Add city as a supporting attribute type before pressing Identify networks. The system will show the number of networks identified as well as a table of all attribute values removed because of their high degree.

Exploring detected networks

Navigate to the Explore networks tab to begin exploring the detected networks.

In the Select entity network expander, the default table shows each detected entity network as a single row. Double clicking on column headers reranks networks by the associated metric:

  • Network Entities: the number of entities in the network
  • Network Flags: the total number of flags across all entities in the network
  • Flagged: the total number of flagged entities in the network (i.e., with one or more flags)
  • Flags/Entity: the average number of flags per entity in the network
  • Flagged/Unflagged: the number of flagged entities for every unflagged entity

Selecting Show entities expands this table to show network statistics for each individual entity, including the number of Entity Flags directly linked to the entity. Entering a quickFilter... query above the table can then be used to search for specific entities and their network statistics.

Selecting Show groups, with or without Show entities, adds values from the specified grouping columns to the table. These are not used in the workflow, but they allow for group-based comparison of entity network using external analysis tools.

Deselect Show entities and select a row from the table to see a visualization of the associated entity network. This visualization can be panned/zoomed using the mouse/wheel.

In the visualization, entities are represented with larger nodes and attribute values with smaller nodes.
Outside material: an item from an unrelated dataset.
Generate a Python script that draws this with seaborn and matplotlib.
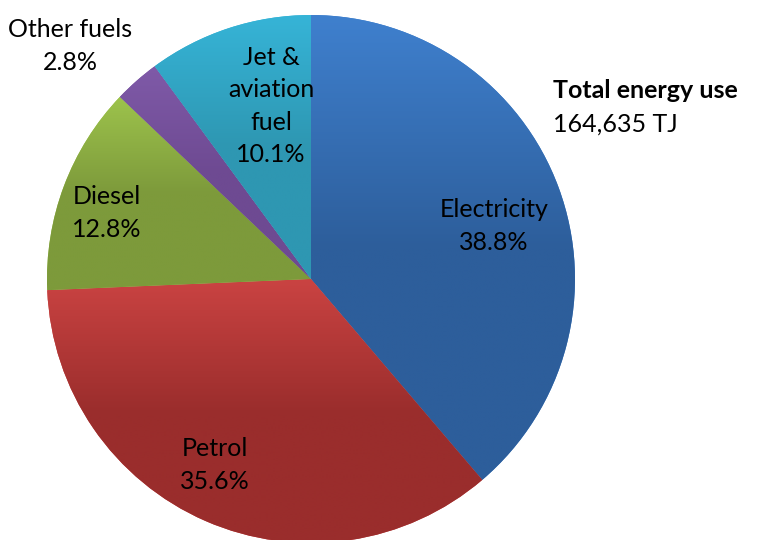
import numpy as np
import seaborn as sns
import matplotlib.pyplot as plt
from matplotlib.colors import LinearSegmentedColormap

# data
fuels = ["Electricity", "Petrol", "Diesel", "Other fuels", "Jet &\naviation\nfuel"]
shares = [38.8, 35.6, 12.8, 2.8, 10.1]
light = ["#3F80CE", "#CA4342", "#9DC34C", "#7F5AA8", "#36B4D7"]
dark = ["#2D5E9B", "#9A2D2C", "#7D9A3B", "#6E4A92", "#2E97B2"]
total_label = "Total energy use"
total_value = "164,635 TJ"

sns.set_style("white")
plt.rcParams["font.family"] = ["Lato", "DejaVu Sans"]

fig = plt.figure(figsize=(7.57, 5.40), dpi=100)
ax = fig.add_axes([0, 0, 1, 1])

# pie in pixel-like data coords (y up)
cx, cy, rad = 311, 540 - 279, 264
wedges, _ = ax.pie(shares, startangle=90, counterclock=False, center=(cx, cy),
                   radius=rad, frame=True, colors=light,
                   wedgeprops=dict(linewidth=0))

# vertical gradient per slice, like the Excel fill
for w, c0, c1 in zip(wedges, light, dark):
    v = w.get_patch_transform().transform(w.get_path().vertices)
    x0, y0 = v.min(axis=0)
    x1, y1 = v.max(axis=0)
    cmap = LinearSegmentedColormap.from_list("g", [c1, c1, c0])
    grad = np.linspace(0, 1, 256).reshape(-1, 1)
    im = ax.imshow(grad, extent=[x0, x1, y0, y1], origin="lower", cmap=cmap,
                   aspect="auto", zorder=1.5, interpolation="bilinear")
    im.set_clip_path(w)

ax.set_xlim(0, 757)
ax.set_ylim(0, 540)
ax.set_aspect("equal")
ax.axis("off")

fs = 18
lab_pos = [(494, 226), (215, 465), (107, 213), (70, 46), (271, 106)]
for name, s, (x, y) in zip(fuels, shares, lab_pos):
    ax.text(x, 540 - y, f"{name}\n{s:.1f}%", ha="center", va="center",
            fontsize=fs, linespacing=1.5, color="black", zorder=3)

ax.text(553, 540 - 90, total_label, ha="left", va="center", fontsize=fs,
        fontweight="bold", color="black", zorder=3)
ax.text(553, 540 - 124, total_value, ha="left", va="center", fontsize=fs,
        color="black", zorder=3)

fig.savefig("out.png", dpi=100)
Links (or edges) between an entity node and an attribute node indicate that the entity has that attribute value. Links between entity nodes or attribute nodes indicate that the names are similar based on the fuzzy matching performed.

Entity nodes are coloured blue unless the entity has associated flags, in which case they are coloured red. Otherwise, the colours of attribute nodes communicate the corresponding attribute type.

With Graph type set to Full, the network visualization shows all attribute values of all entity nodes, even if they are not shared by any other entity.

Changing Graph type to Simplified simplies the network visualization in two key ways:

  1. Attribuute values are only shown if they are shared by two or more entity nodes
  2. Nodes are merged if they were matched during the fuzzy matching process

Simplified networks are particularly helpful when evaluating the weight of evidence for a close relationship between entities, especially if one of them has a substantial number of flags.

Reverting back to Full as the Graph type, selecting Show entities, and selecting any entity with one or more network flags shows a slightly different kind of network view. Here, the node of the selected entity is represented by a larger node size, and a Flag Exposure Paths report on the right summarizes the various network paths by which flagged entities are related to the selected entity. This information is used by generative AI in the next step to reason about the overall level of flag (e.g., risk) exposure for the entity within its network of closely-related entities.

Generating AI network reports

Navigate to the Generate AI network reports tab and press Generate to generate a report on the selected entity or network.

By default, the report will analyze entity relationships and flag exposure from a neutral perspective. To guide the generation of report text towards a "risk exposure" framing, modify the Prompt text accordingly. For example, try adding the following at the end of the prompt:

Interpret flags as risks and add a section analyzing the overall level of risk exposure for the selected entity. Suggest actions that could help to clarify these potential risks.